- **WHAT IS BEING ASKED**:
Repeat what the lines below say, word for word, and skip every image.

Begin DATA SHOWN

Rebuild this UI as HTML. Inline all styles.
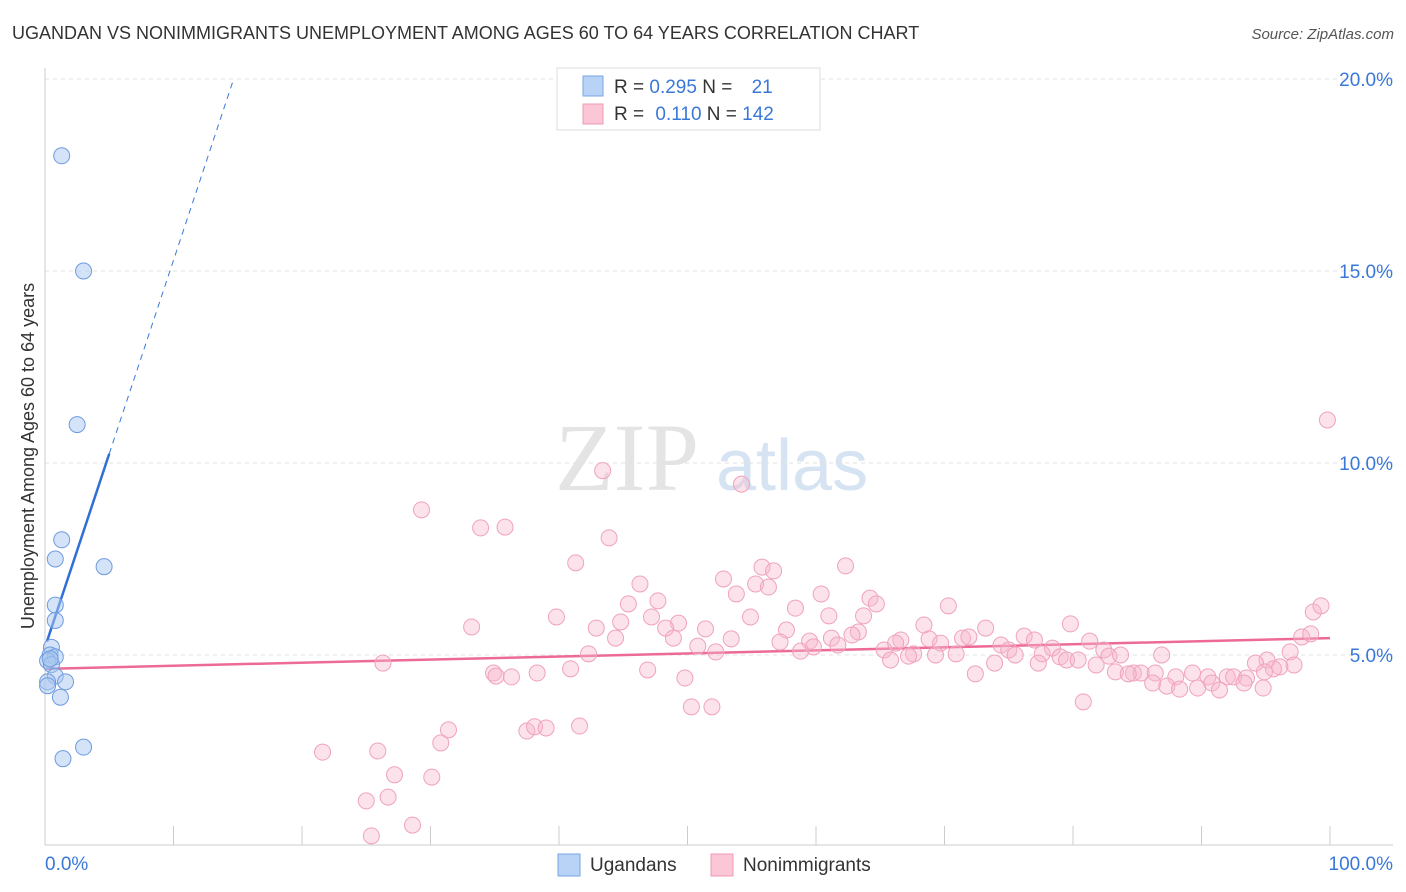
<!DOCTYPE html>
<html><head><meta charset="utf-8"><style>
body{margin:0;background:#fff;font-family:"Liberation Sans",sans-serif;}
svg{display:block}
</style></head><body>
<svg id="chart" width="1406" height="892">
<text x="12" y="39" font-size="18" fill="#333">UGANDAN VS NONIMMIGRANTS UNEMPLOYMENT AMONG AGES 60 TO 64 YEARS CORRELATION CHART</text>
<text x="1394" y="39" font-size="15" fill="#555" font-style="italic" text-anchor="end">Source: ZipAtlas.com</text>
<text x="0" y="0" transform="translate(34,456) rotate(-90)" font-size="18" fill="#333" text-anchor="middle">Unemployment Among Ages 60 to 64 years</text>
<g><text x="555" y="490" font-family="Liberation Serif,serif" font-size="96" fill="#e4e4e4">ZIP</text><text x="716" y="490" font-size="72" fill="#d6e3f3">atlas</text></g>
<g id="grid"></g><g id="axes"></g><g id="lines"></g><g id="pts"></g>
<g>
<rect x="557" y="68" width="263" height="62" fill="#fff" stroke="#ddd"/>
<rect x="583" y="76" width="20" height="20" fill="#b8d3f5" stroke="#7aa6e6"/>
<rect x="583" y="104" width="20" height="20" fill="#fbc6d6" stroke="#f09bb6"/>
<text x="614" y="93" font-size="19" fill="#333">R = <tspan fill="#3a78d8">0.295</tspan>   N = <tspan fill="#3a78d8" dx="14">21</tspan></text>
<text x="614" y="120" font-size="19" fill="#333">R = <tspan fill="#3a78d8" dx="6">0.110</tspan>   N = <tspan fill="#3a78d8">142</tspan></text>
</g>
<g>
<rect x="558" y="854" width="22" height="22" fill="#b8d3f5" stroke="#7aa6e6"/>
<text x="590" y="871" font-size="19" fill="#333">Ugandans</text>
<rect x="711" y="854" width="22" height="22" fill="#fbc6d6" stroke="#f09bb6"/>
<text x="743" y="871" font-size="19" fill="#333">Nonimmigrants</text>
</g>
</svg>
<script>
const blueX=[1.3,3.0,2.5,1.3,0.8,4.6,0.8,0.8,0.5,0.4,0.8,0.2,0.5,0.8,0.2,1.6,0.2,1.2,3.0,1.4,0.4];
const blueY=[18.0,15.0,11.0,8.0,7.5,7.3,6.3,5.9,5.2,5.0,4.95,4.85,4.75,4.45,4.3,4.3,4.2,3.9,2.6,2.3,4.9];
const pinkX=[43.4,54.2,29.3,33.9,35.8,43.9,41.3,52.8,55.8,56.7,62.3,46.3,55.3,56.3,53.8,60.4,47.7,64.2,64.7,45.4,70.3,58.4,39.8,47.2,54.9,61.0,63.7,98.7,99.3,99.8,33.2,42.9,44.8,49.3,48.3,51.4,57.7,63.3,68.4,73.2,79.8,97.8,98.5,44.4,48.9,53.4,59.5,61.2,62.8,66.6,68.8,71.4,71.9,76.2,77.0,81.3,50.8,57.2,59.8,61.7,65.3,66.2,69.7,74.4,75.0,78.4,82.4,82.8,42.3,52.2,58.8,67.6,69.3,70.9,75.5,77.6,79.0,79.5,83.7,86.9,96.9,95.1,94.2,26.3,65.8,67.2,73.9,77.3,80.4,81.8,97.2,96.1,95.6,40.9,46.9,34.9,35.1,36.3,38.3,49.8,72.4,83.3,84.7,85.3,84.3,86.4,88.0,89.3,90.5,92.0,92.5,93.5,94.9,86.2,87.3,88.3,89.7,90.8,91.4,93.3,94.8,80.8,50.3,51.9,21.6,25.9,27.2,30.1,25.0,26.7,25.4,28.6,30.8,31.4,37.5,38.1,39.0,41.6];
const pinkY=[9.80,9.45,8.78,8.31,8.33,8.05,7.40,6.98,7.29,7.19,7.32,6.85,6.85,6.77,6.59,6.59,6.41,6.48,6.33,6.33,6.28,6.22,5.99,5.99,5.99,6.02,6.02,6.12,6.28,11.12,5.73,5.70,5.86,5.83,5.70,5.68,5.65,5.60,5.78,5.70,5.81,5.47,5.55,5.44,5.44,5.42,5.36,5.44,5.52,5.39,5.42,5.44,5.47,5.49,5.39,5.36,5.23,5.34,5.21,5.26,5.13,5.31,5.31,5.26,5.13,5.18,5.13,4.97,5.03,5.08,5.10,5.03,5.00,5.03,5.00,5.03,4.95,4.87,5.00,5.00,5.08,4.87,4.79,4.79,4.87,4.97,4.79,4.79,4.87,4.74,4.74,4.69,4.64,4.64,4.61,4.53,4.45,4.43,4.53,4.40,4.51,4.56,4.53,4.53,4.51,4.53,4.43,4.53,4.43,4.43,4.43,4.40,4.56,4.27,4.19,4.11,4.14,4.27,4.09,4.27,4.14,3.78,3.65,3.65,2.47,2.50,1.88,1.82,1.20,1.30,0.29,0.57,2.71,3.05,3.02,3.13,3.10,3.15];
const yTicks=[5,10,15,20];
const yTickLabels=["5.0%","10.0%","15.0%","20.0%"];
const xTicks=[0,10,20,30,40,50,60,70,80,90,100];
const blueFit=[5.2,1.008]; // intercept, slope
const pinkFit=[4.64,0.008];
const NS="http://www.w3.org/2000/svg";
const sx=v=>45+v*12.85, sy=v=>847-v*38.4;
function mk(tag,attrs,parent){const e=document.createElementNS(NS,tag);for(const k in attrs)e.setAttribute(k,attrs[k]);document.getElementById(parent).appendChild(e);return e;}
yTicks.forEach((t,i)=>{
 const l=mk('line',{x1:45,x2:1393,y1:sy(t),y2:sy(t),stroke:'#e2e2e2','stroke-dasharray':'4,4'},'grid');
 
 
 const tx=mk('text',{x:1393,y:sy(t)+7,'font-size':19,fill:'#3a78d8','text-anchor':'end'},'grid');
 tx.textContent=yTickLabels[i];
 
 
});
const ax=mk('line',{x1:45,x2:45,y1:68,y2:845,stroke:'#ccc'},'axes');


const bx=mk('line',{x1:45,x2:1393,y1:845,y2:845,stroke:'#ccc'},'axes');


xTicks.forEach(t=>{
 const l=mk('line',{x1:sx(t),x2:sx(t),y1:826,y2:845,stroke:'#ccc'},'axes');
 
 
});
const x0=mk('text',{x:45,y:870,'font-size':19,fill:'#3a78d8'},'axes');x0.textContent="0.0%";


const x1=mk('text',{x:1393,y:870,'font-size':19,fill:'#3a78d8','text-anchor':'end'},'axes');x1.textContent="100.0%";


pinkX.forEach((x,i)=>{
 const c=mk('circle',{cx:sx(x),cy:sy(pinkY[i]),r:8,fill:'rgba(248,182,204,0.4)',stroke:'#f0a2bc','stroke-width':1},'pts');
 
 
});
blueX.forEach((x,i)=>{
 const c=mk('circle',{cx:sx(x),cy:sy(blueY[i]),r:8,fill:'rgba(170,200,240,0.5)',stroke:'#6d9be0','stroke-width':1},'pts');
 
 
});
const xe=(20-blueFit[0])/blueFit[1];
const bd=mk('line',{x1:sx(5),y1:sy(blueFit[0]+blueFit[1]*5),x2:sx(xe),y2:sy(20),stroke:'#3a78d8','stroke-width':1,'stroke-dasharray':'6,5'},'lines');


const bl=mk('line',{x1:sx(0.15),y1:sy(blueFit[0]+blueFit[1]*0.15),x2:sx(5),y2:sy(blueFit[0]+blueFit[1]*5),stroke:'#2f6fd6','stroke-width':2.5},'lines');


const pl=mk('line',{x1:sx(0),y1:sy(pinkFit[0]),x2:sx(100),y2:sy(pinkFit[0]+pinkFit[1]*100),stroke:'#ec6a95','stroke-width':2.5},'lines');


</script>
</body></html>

End DATA SHOWN

- **TASK SOLUTION**:
Rebuild this UI as HTML. Inline all styles.
<!DOCTYPE html>
<html><head><meta charset="utf-8"><style>
body{margin:0;background:#fff;font-family:"Liberation Sans",sans-serif;}
svg{display:block}
</style></head><body>
<svg id="chart" width="1406" height="892">
<text x="12" y="39" font-size="18" fill="#333">UGANDAN VS NONIMMIGRANTS UNEMPLOYMENT AMONG AGES 60 TO 64 YEARS CORRELATION CHART</text>
<text x="1394" y="39" font-size="15" fill="#555" font-style="italic" text-anchor="end">Source: ZipAtlas.com</text>
<text x="0" y="0" transform="translate(34,456) rotate(-90)" font-size="18" fill="#333" text-anchor="middle">Unemployment Among Ages 60 to 64 years</text>
<g><text x="555" y="490" font-family="Liberation Serif,serif" font-size="96" fill="#e4e4e4">ZIP</text><text x="716" y="490" font-size="72" fill="#d6e3f3">atlas</text></g>
<g id="grid"></g><g id="axes"></g><g id="lines"></g><g id="pts"></g>
<g>
<rect x="557" y="68" width="263" height="62" fill="#fff" stroke="#ddd"/>
<rect x="583" y="76" width="20" height="20" fill="#b8d3f5" stroke="#7aa6e6"/>
<rect x="583" y="104" width="20" height="20" fill="#fbc6d6" stroke="#f09bb6"/>
<text x="614" y="93" font-size="19" fill="#333">R = <tspan fill="#3a78d8">0.295</tspan>   N = <tspan fill="#3a78d8" dx="14">21</tspan></text>
<text x="614" y="120" font-size="19" fill="#333">R = <tspan fill="#3a78d8" dx="6">0.110</tspan>   N = <tspan fill="#3a78d8">142</tspan></text>
</g>
<g>
<rect x="558" y="854" width="22" height="22" fill="#b8d3f5" stroke="#7aa6e6"/>
<text x="590" y="871" font-size="19" fill="#333">Ugandans</text>
<rect x="711" y="854" width="22" height="22" fill="#fbc6d6" stroke="#f09bb6"/>
<text x="743" y="871" font-size="19" fill="#333">Nonimmigrants</text>
</g>
</svg>
<script>
const blueX=[1.3,3.0,2.5,1.3,0.8,4.6,0.8,0.8,0.5,0.4,0.8,0.2,0.5,0.8,0.2,1.6,0.2,1.2,3.0,1.4,0.4];
const blueY=[18.0,15.0,11.0,8.0,7.5,7.3,6.3,5.9,5.2,5.0,4.95,4.85,4.75,4.45,4.3,4.3,4.2,3.9,2.6,2.3,4.9];
const pinkX=[43.4,54.2,29.3,33.9,35.8,43.9,41.3,52.8,55.8,56.7,62.3,46.3,55.3,56.3,53.8,60.4,47.7,64.2,64.7,45.4,70.3,58.4,39.8,47.2,54.9,61.0,63.7,98.7,99.3,99.8,33.2,42.9,44.8,49.3,48.3,51.4,57.7,63.3,68.4,73.2,79.8,97.8,98.5,44.4,48.9,53.4,59.5,61.2,62.8,66.6,68.8,71.4,71.9,76.2,77.0,81.3,50.8,57.2,59.8,61.7,65.3,66.2,69.7,74.4,75.0,78.4,82.4,82.8,42.3,52.2,58.8,67.6,69.3,70.9,75.5,77.6,79.0,79.5,83.7,86.9,96.9,95.1,94.2,26.3,65.8,67.2,73.9,77.3,80.4,81.8,97.2,96.1,95.6,40.9,46.9,34.9,35.1,36.3,38.3,49.8,72.4,83.3,84.7,85.3,84.3,86.4,88.0,89.3,90.5,92.0,92.5,93.5,94.9,86.2,87.3,88.3,89.7,90.8,91.4,93.3,94.8,80.8,50.3,51.9,21.6,25.9,27.2,30.1,25.0,26.7,25.4,28.6,30.8,31.4,37.5,38.1,39.0,41.6];
const pinkY=[9.80,9.45,8.78,8.31,8.33,8.05,7.40,6.98,7.29,7.19,7.32,6.85,6.85,6.77,6.59,6.59,6.41,6.48,6.33,6.33,6.28,6.22,5.99,5.99,5.99,6.02,6.02,6.12,6.28,11.12,5.73,5.70,5.86,5.83,5.70,5.68,5.65,5.60,5.78,5.70,5.81,5.47,5.55,5.44,5.44,5.42,5.36,5.44,5.52,5.39,5.42,5.44,5.47,5.49,5.39,5.36,5.23,5.34,5.21,5.26,5.13,5.31,5.31,5.26,5.13,5.18,5.13,4.97,5.03,5.08,5.10,5.03,5.00,5.03,5.00,5.03,4.95,4.87,5.00,5.00,5.08,4.87,4.79,4.79,4.87,4.97,4.79,4.79,4.87,4.74,4.74,4.69,4.64,4.64,4.61,4.53,4.45,4.43,4.53,4.40,4.51,4.56,4.53,4.53,4.51,4.53,4.43,4.53,4.43,4.43,4.43,4.40,4.56,4.27,4.19,4.11,4.14,4.27,4.09,4.27,4.14,3.78,3.65,3.65,2.47,2.50,1.88,1.82,1.20,1.30,0.29,0.57,2.71,3.05,3.02,3.13,3.10,3.15];
const yTicks=[5,10,15,20];
const yTickLabels=["5.0%","10.0%","15.0%","20.0%"];
const xTicks=[0,10,20,30,40,50,60,70,80,90,100];
const blueFit=[5.2,1.008]; // intercept, slope
const pinkFit=[4.64,0.008];
const NS="http://www.w3.org/2000/svg";
const sx=v=>45+v*12.85, sy=v=>847-v*38.4;
function mk(tag,attrs,parent){const e=document.createElementNS(NS,tag);for(const k in attrs)e.setAttribute(k,attrs[k]);document.getElementById(parent).appendChild(e);return e;}
yTicks.forEach((t,i)=>{
 const l=mk('line',{x1:45,x2:1393,y1:sy(t),y2:sy(t),stroke:'#e2e2e2','stroke-dasharray':'4,4'},'grid');
 
 
 const tx=mk('text',{x:1393,y:sy(t)+7,'font-size':19,fill:'#3a78d8','text-anchor':'end'},'grid');
 tx.textContent=yTickLabels[i];
 
 
});
const ax=mk('line',{x1:45,x2:45,y1:68,y2:845,stroke:'#ccc'},'axes');


const bx=mk('line',{x1:45,x2:1393,y1:845,y2:845,stroke:'#ccc'},'axes');


xTicks.forEach(t=>{
 const l=mk('line',{x1:sx(t),x2:sx(t),y1:826,y2:845,stroke:'#ccc'},'axes');
 
 
});
const x0=mk('text',{x:45,y:870,'font-size':19,fill:'#3a78d8'},'axes');x0.textContent="0.0%";


const x1=mk('text',{x:1393,y:870,'font-size':19,fill:'#3a78d8','text-anchor':'end'},'axes');x1.textContent="100.0%";


pinkX.forEach((x,i)=>{
 const c=mk('circle',{cx:sx(x),cy:sy(pinkY[i]),r:8,fill:'rgba(248,182,204,0.4)',stroke:'#f0a2bc','stroke-width':1},'pts');
 
 
});
blueX.forEach((x,i)=>{
 const c=mk('circle',{cx:sx(x),cy:sy(blueY[i]),r:8,fill:'rgba(170,200,240,0.5)',stroke:'#6d9be0','stroke-width':1},'pts');
 
 
});
const xe=(20-blueFit[0])/blueFit[1];
const bd=mk('line',{x1:sx(5),y1:sy(blueFit[0]+blueFit[1]*5),x2:sx(xe),y2:sy(20),stroke:'#3a78d8','stroke-width':1,'stroke-dasharray':'6,5'},'lines');


const bl=mk('line',{x1:sx(0.15),y1:sy(blueFit[0]+blueFit[1]*0.15),x2:sx(5),y2:sy(blueFit[0]+blueFit[1]*5),stroke:'#2f6fd6','stroke-width':2.5},'lines');


const pl=mk('line',{x1:sx(0),y1:sy(pinkFit[0]),x2:sx(100),y2:sy(pinkFit[0]+pinkFit[1]*100),stroke:'#ec6a95','stroke-width':2.5},'lines');


</script>
</body></html>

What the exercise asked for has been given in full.